Non ci rimane che bere. E soffocare in una goliardica festa di prima estate la frustrazione di sentirci una “generazione fregata” (per usare un’espressione coniata giorni fa da Camon). Eppure la fregatura non sta tanto nell’essere costretti ad emigrare verso nuovi lidi, a mettere in gioco le nostre competenze in territori foresti e nemmeno a vederci sfrattati dai luoghi che c’hanno allevato ed educato. La vera fregatura sta nel fatto che – nella più perfetta tradizione dittatoriale – nessuno di loro vuole ammettere che sia in atto un processo di fregatura generale. E lo fanno con quella becera promessa secondo la quale “il futuro sarà loro”, cioè dei giovani. Che se lo sentono dire dai dinosauri di tutte le appartenenze a diciassette anni, se lo sentono ripetere a trent’anni e ne avvertono l’eco sulla soglia dei quarant’anni. Il futuro sarà loro, cioè dei giovani, ma solo quando morirà la vecchia guardia che, alleata tra di loro, si sta tenendo in piedi con un perfetto accanimento terapeutico. Finché vive, la preoccupazione delle preoccupazioni sarà quella di mantenere l’establishment e non farsi intruppare dalle novità giovanili.

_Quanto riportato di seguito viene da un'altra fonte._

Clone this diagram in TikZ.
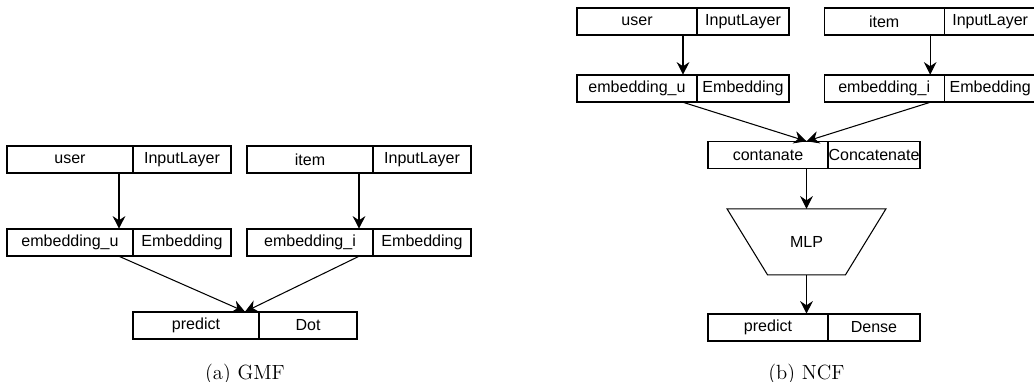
\documentclass[tikz,border=0pt]{standalone}
\usepackage{fontspec}
\newfontfamily\boxfont{Liberation Sans}
\usepackage{tikz}
\usetikzlibrary{shapes.geometric, arrows.meta, positioning, fit}
\tikzstyle{namebox} = [rectangle, draw=black, line width=0.75pt, outer sep=0pt, minimum width=3cm, minimum height=0.675cm, inner xsep=0pt, text centered, font=\boxfont\fontsize{11.4}{13}\selectfont]
\tikzstyle{typebox} = [namebox, minimum width=2.3cm]
\tikzstyle{rowfit} = [inner sep=0pt]
\tikzstyle{mlpbox} = [rectangle, minimum width=3.975cm, minimum height=1.65cm, inner sep=0pt, outer sep=0pt, font=\boxfont\fontsize{11.4}{13}\selectfont]
\tikzstyle{arrow} = [line width=0.75pt,-{Stealth[length=9pt,width=9pt,inset=3pt]}]
\tikzstyle{caption} = [inner sep=0pt, font=\fontsize{14.6}{17}\selectfont]

\begin{document}
\begin{tikzpicture}[node distance=1.4cm]
        \useasboundingbox (0,0) rectangle (25.85,-9.55);

        % (a) GMF
        \node (user) [namebox, minimum width=3.15cm] at (1.75,-3.9875) {user};
        \node (userType) [typebox, minimum width=2.45cm, right=0pt of user] {InputLayer};
        \node (item) [namebox, minimum width=3.15cm, right=0.4cm of userType] {item};
        \node (itemType) [typebox, minimum width=2.45cm, right=0pt of item] {InputLayer};
        \node (embu) [namebox, minimum width=3.15cm, below=of user] {embedding\_u};
        \node (embuType) [typebox, minimum width=2.45cm, right=0pt of embu] {Embedding};
        \node (embi) [namebox, minimum width=3.15cm, below=of item] {embedding\_i};
        \node (embiType) [typebox, minimum width=2.45cm, right=0pt of embi] {Embedding};
        \node (pred) [namebox, minimum width=3.15cm, below right=1.4cm and 0cm of embu.south east] {predict};
        \node (predType) [typebox, minimum width=2.45cm, right=0pt of pred] {Dot};

        \node (userRow) [rowfit, fit=(user)(userType)] {};
        \node (itemRow) [rowfit, fit=(item)(itemType)] {};
        \node (embuRow) [rowfit, fit=(embu)(embuType)] {};
        \node (embiRow) [rowfit, fit=(embi)(embiType)] {};
        \node (predRow) [rowfit, fit=(pred)(predType)] {};

        \draw[arrow] (userRow.south) -- (embuRow.north);
        \draw[arrow] (itemRow.south) -- (embiRow.north);
        \draw[arrow] (embuRow.south) -- (predRow.north);
        \draw[arrow] (embiRow.south) -- (predRow.north);

        \node (capA) [caption, below=0.62cm of predRow] {(a) GMF};

        % (b) NCF
        \node (nuser) [namebox] at (15.925,-0.5375) {user};
        \node (nuserType) [typebox, right=0pt of nuser] {InputLayer};
        \node (nitem) [namebox, right=0.88cm of nuserType] {item};
        \node (nitemType) [typebox, right=0pt of nitem] {InputLayer};
        \node (nembu) [namebox, below=1cm of nuser] {embedding\_u};
        \node (nembuType) [typebox, right=0pt of nembu] {Embedding};
        \node (nembi) [namebox, below=1cm of nitem] {embedding\_i};
        \node (nembiType) [typebox, right=0pt of nembi] {Embedding};
        \node (ncat) [namebox] at (19.2,-3.875) {contanate};
        \node (ncatType) [typebox, right=0pt of ncat] {Concatenate};

        \node (nuserRow) [rowfit, fit=(nuser)(nuserType)] {};
        \node (nitemRow) [rowfit, fit=(nitem)(nitemType)] {};
        \node (nembuRow) [rowfit, fit=(nembu)(nembuType)] {};
        \node (nembiRow) [rowfit, fit=(nembi)(nembiType)] {};
        \node (ncatRow) [rowfit, fit=(ncat)(ncatType)] {};

        \node (mlp) [mlpbox, below=1cm of ncatRow, xshift=-0.1875cm] {MLP};
        \draw[line width=0.75pt] (mlp.north west) -- (mlp.north east)
            -- ([xshift=-1.0125cm]mlp.south east) -- ([xshift=1.0125cm]mlp.south west) -- cycle;
        \node (npred) [namebox] at (19.2,-8.1875) {predict};
        \node (npredType) [typebox, right=0pt of npred] {Dense};
        \node (npredRow) [rowfit, fit=(npred)(npredType)] {};

        \draw[arrow] (nuserRow.south) -- (nembuRow.north);
        \draw[arrow] (nitemRow.south) -- (nembiRow.north);
        \draw[arrow] (nembuRow.south) -- (mlp.north |- ncatRow.north);
        \draw[arrow] (nembiRow.south) -- (mlp.north |- ncatRow.north);
        \draw[arrow] (ncatRow.south -| mlp.north) -- (mlp.north);
        \draw[arrow] (mlp.south) -- (mlp.south |- npredRow.north);

        \node (capB) [caption, below=0.57cm of npredRow, xshift=-0.1875cm] {(b) NCF};
\end{tikzpicture}
\end{document}
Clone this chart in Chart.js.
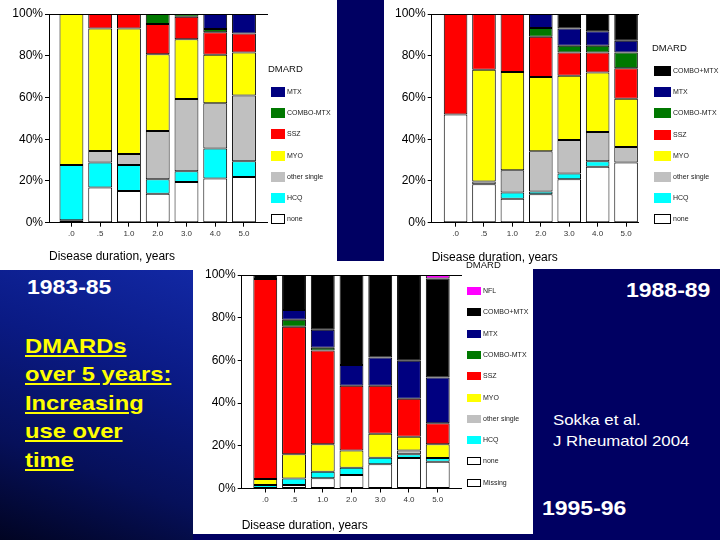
<!DOCTYPE html>
<html>
<head>
<meta charset="utf-8">
<script src="https://cdn.jsdelivr.net/npm/chart.js@4.4.1/dist/chart.umd.min.js"></script>
<style>
  html, body { margin: 0; padding: 0; }
  body {
    width: 720px; height: 540px; position: relative; overflow: hidden;
    background: #000062;
    font-family: "Liberation Sans", Arial, sans-serif;
  }
  .panel { position: absolute; background: #fff; }
  .glow {
    position: absolute; left: 0; top: 270px; width: 193px; height: 270px;
    background: linear-gradient(200deg, #1228a4 0%, #0a1a84 35%, #06105a 70%, #010422 100%);
  }
  canvas { position: absolute; }
  .big {
    position: absolute; color: #fff; font-weight: bold; font-size: 20px; line-height: 20px;
    white-space: nowrap; transform: scaleX(1.15); transform-origin: 0 50%;
  }
  .yellow {
    position: absolute; left: 25px; top: 332px; color: #ffff00; font-weight: bold;
    font-size: 21px; line-height: 28.4px; white-space: nowrap;
    transform: scaleX(1.13); transform-origin: 0 0;
    text-decoration: underline; text-decoration-thickness: 2px; text-underline-offset: 2px;
  }
  .cite {
    position: absolute; left: 553px; top: 409px; color: #fff; font-size: 15px; line-height: 21px;
    white-space: nowrap; transform: scaleX(1.12); transform-origin: 0 0;
  }
  .lg { position: absolute; font-size: 7px; color: #222; }
  .lg .t { position: absolute; left: 0; font-size: 9.5px; line-height: 12px; color: #111; white-space: nowrap; }
  .lg .b { position: absolute; box-sizing: border-box; }
  .lg .n { position: absolute; white-space: nowrap; line-height: 10px; }
</style>
</head>
<body>
<div class="glow"></div>
<div class="panel" style="left:0;top:0;width:337px;height:270px"></div>
<div class="panel" style="left:384px;top:0;width:336px;height:269px"></div>
<div class="panel" style="left:193px;top:261px;width:340px;height:273px"></div>

<canvas id="c1" width="280" height="270" style="left:0;top:0"></canvas>
<canvas id="c2" width="270" height="270" style="left:384px;top:0"></canvas>
<canvas id="c3" width="280" height="273" style="left:193px;top:261px"></canvas>

<div class="big" style="left:27px;top:277px">1983-85</div>
<div class="big" style="left:626px;top:280px">1988-89</div>
<div class="big" style="left:542px;top:498px">1995-96</div>
<div class="yellow">DMARDs<br>over 5 years:<br>Increasing<br>use over<br>time</div>
<div class="cite">Sokka et al.<br>J Rheumatol 2004</div>

<script>
const durations = ['.0', '.5', '1.0', '2.0', '3.0', '4.0', '5.0'];
const yTicks = ['0%', '20%', '40%', '60%', '80%', '100%'];

// 1983-85
const none8385 = [1.2, 16.9, 15.2, 13.9, 19.5, 21.2, 21.9];
const hcq8385 = [26.4, 11.9, 12.4, 6.9, 5.1, 14.4, 7.5];
const other8385 = [0, 5.5, 5.3, 23.1, 34.7, 21.6, 31.6];
const myo8385 = [72.4, 58.8, 60.2, 36.8, 28.6, 23.3, 20.6];
const ssz8385 = [0, 6.9, 6.9, 14.5, 10.8, 10.7, 9.0];
const comboMtx8385 = [0, 0, 0, 4.8, 1.3, 1.6, 0];
const mtx8385 = [0, 0, 0, 0, 0, 7.2, 9.4];

// 1988-89
const none8889 = [51.9, 18.4, 11.5, 13.6, 20.8, 26.8, 28.8];
const hcq8889 = [0, 0, 3.0, 1.3, 2.8, 2.6, 0];
const other8889 = [0, 1.4, 10.6, 19.3, 16.0, 14.1, 7.5];
const myo8889 = [0, 53.5, 47.1, 35.6, 30.8, 28.5, 23.1];
const ssz8889 = [48.1, 26.7, 27.8, 19.3, 11.2, 9.6, 14.6];
const comboMtx8889 = [0, 0, 0, 4.2, 3.2, 3.2, 7.5];
const mtx8889 = [0, 0, 0, 6.7, 8.2, 6.9, 5.7];
const comboPlusMtx8889 = [0, 0, 0, 0, 7.0, 8.3, 12.8];

// 1995-96
const missing9596 = [0, 0, 0, 0, 0, 0, 0];
const none9596 = [0, 1.6, 4.8, 6.3, 11.3, 14.3, 12.5];
const hcq9596 = [1.6, 3.1, 3.1, 3.4, 3.1, 1.7, 1.8];
const other9596 = [0, 0, 0, 0, 0, 1.8, 0];
const myo9596 = [2.8, 11.3, 12.8, 8.1, 11.2, 6.4, 6.4];
const ssz9596 = [93.7, 59.8, 43.9, 30.3, 22.5, 17.8, 9.9];
const comboMtx9596 = [0, 3.2, 1.3, 0, 0, 0, 0];
const mtx9596 = [0, 4.6, 8.5, 9.8, 13.2, 17.8, 21.4];
const comboPlusMtx9596 = [1.9, 16.4, 25.6, 42.1, 38.7, 40.2, 46.4];
const nfl9596 = [0, 0, 0, 0, 0, 0, 1.6];

const colors = {
  'Missing': '#ffffff', 'none': '#ffffff', 'HCQ': '#00ffff', 'other single': '#c0c0c0',
  'MYO': '#ffff00', 'SSZ': '#ff0000', 'COMBO-MTX': '#007800', 'MTX': '#000080',
  'COMBO+MTX': '#000000', 'NFL': '#ff00ff'
};

// bottom to top
const series1 = [['none', none8385], ['HCQ', hcq8385], ['other single', other8385], ['MYO', myo8385],
  ['SSZ', ssz8385], ['COMBO-MTX', comboMtx8385], ['MTX', mtx8385]];
const series2 = [['none', none8889], ['HCQ', hcq8889], ['other single', other8889], ['MYO', myo8889],
  ['SSZ', ssz8889], ['COMBO-MTX', comboMtx8889], ['MTX', mtx8889], ['COMBO+MTX', comboPlusMtx8889]];
const series3 = [['Missing', missing9596], ['none', none9596], ['HCQ', hcq9596], ['other single', other9596],
  ['MYO', myo9596], ['SSZ', ssz9596], ['COMBO-MTX', comboMtx9596], ['MTX', mtx9596],
  ['COMBO+MTX', comboPlusMtx9596], ['NFL', nfl9596]];

function makeChart(id, series, g) {
  new Chart(document.getElementById(id), {
    type: 'bar',
    data: {
      labels: durations.map((d, i) => i),
      datasets: series.map(([name, vals]) => ({
        label: name,
        data: vals,
        backgroundColor: colors[name],
        borderColor: '#000',
        borderWidth: 1,
        borderSkipped: false,
        barPercentage: 0.83,
        categoryPercentage: 1
      }))
    },
    options: {
      responsive: false,
      animation: false,
      layout: { padding: { top: 14, right: g.right, bottom: g.bottom, left: 0 } },
      plugins: { legend: { display: false }, tooltip: { enabled: false } },
      scales: {
        x: {
          type: 'linear', min: g.min, max: g.max, offset: false, stacked: true,
          grid: { display: true, drawOnChartArea: false, drawTicks: true, tickLength: 4, color: '#000', offset: false },
          border: { display: true, color: '#000', width: 1 },
          ticks: {
            stepSize: 1, includeBounds: false, autoSkip: false, maxRotation: 0, minRotation: 0,
            padding: 2, color: '#333', font: { size: 8 },
            callback: v => durations[v] ?? ''
          },
          title: { display: true, text: 'Disease duration, years', align: 'start', color: '#000',
            font: { size: 12 }, padding: 0 },
          afterFit: s => { s.height = g.xh; }
        },
        xTop: {
          type: 'linear', position: 'top', display: true,
          grid: { display: false }, ticks: { display: false },
          border: { display: true, color: '#000', width: 1 },
          afterFit: s => { s.height = 0; }
        },
        y: {
          min: 0, max: 100, stacked: true,
          grid: { display: true, drawOnChartArea: false, drawTicks: true, tickLength: 4, color: '#000' },
          border: { display: true, color: '#000', width: 1 },
          ticks: { stepSize: 20, padding: 2, color: '#000', font: { size: 12 },
            callback: v => yTicks[v / 20] },
          afterFit: s => { s.width = g.yw; }
        }
      }
    }
  });
}

makeChart('c1', series1, { yw: 49, xh: 41.5, right: 13, bottom: 5.8, min: -0.78, max: 6.8 });
makeChart('c2', series2, { yw: 47.7, xh: 42.3, right: 16, bottom: 5, min: -0.84, max: 6.42 });
makeChart('c3', series3, { yw: 48.7, xh: 44.4, right: 11.7, bottom: 1.1, min: -0.82, max: 6.82 });

function legend(series, g) {
  const box = document.createElement('div');
  box.className = 'lg';
  box.style.left = g.left + 'px';
  box.style.top = '0px';
  const t = document.createElement('div');
  t.className = 't';
  t.textContent = 'DMARD';
  t.style.left = (g.titleX - g.left) + 'px';
  t.style.top = (g.titleY - 6) + 'px';
  box.appendChild(t);
  series.slice().reverse().forEach(([name], i) => {
    const cy = g.firstY + i * g.step;
    const b = document.createElement('div');
    b.className = 'b';
    b.style.left = '0px';
    b.style.top = (cy - g.bh / 2) + 'px';
    b.style.width = g.bw + 'px';
    b.style.height = g.bh + 'px';
    b.style.background = colors[name];
    if (colors[name] === '#ffffff') b.style.border = '1px solid #000';
    box.appendChild(b);
    const n = document.createElement('div');
    n.className = 'n';
    n.textContent = name;
    n.style.left = (g.bw + 2) + 'px';
    n.style.top = (cy - 5) + 'px';
    box.appendChild(n);
  });
  document.body.appendChild(box);
}

legend(series1, { left: 271, titleX: 268, titleY: 69, firstY: 92, step: 21.2, bw: 14, bh: 10 });
legend(series2, { left: 654, titleX: 652, titleY: 47.7, firstY: 71, step: 21.2, bw: 17, bh: 10 });
legend(series3, { left: 467, titleX: 466, titleY: 265, firstY: 291, step: 21.3, bw: 14, bh: 8 });
</script>
</body>
</html>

Parlare del futuro detta tendenza, crea interesse ed è il luogo comune migliore per tenere a bada gli istinti della folla: nelle strade della città, nelle navate delle chiese, nelle aule delle università. Qualcuno, però, si sta muovendo perché non è così imbecille da intuire che la promessa del futuro (che rimarrà sempre un eterno futuro, ndr) non vale un pizzico dell’emozione di giocarsi il presente da protagonisti, pur sapendo di trovarsi ogni giorno col vento in faccia. Demonizzare le adunate giovanili e relegarle a semplici fenomeni di appartenenza goliardica significa non riconoscere in queste manifestazioni una duplice sfumatura: quella di annegare nella gioia e nell’ubriachezza la delusione di non vedersi aiutati ad accendere il futuro (non è un invito al vittimismo), ma dall’altra parte anche la voglia di creare una comunità giovane che inizi a far sentire la sua voce. Le cure palliative le può usare la medicina per il corpo qualora servissero, ma le medesime cure non valgono quando ad essere messa in causa è l’anima delle storie giovani. A Padova il botellon ha fatto centro, così centro che abbiamo avuto la dimostrazione più lapalissiana di cosa significa che il potere teme la giovinezza: in Prato c’era anche chi il giorno dopo commentava “Se è così, è un successo”. Certo che è un successo la creatività e la voglia di vivere dei ragazzi. Troppo spesso, però, ostacolata e irrisa s’incanala in direzioni che portano a firmare nefaste conseguenze. Sulla rampa di lancio oggi i giovani ancora non si vedono, nemmeno nella mia chiesa: ragione per cui teniamo tutto il sospetto che la promessa del futuro sia l’ennesimo tentativo di lasciar vivere in pace gli ultimi anni a chi sta anestetizzando la voglia di vivere e di esserci di migliaia di storie giovani. Facciamo leggi, firmiamo decreti, facciamo uscire comunicati stampa: ma almeno teniamo l’onestà professionale di ammettere che a chi è nato per le alte vette prima o poi vien noia di portare il mangime dentro il solito recinto di campagna. Ricordarci che “quando il domani verrà, non sarà come credete” è un magro augurio. Che, però, nasconde la gioia delle gioie: “l’unica gioia della vostra vita è questa speranza”. Chiamatela poca cosa questa speranza: coloro che l’hanno persa ci stanno offrendo la testimonianza migliore di cosa significhi vivere, agire e credere da pessimisti. Fossimo come costoro davvero non ci rimarrebbe altro che ubriacarci. Portando in tournée il botellon.
Cin-cin vecchi poeti: bevete e divertitevi, ultima stagione è la vostra. Perché nemmeno per voi il domani sarà come lo state immaginando.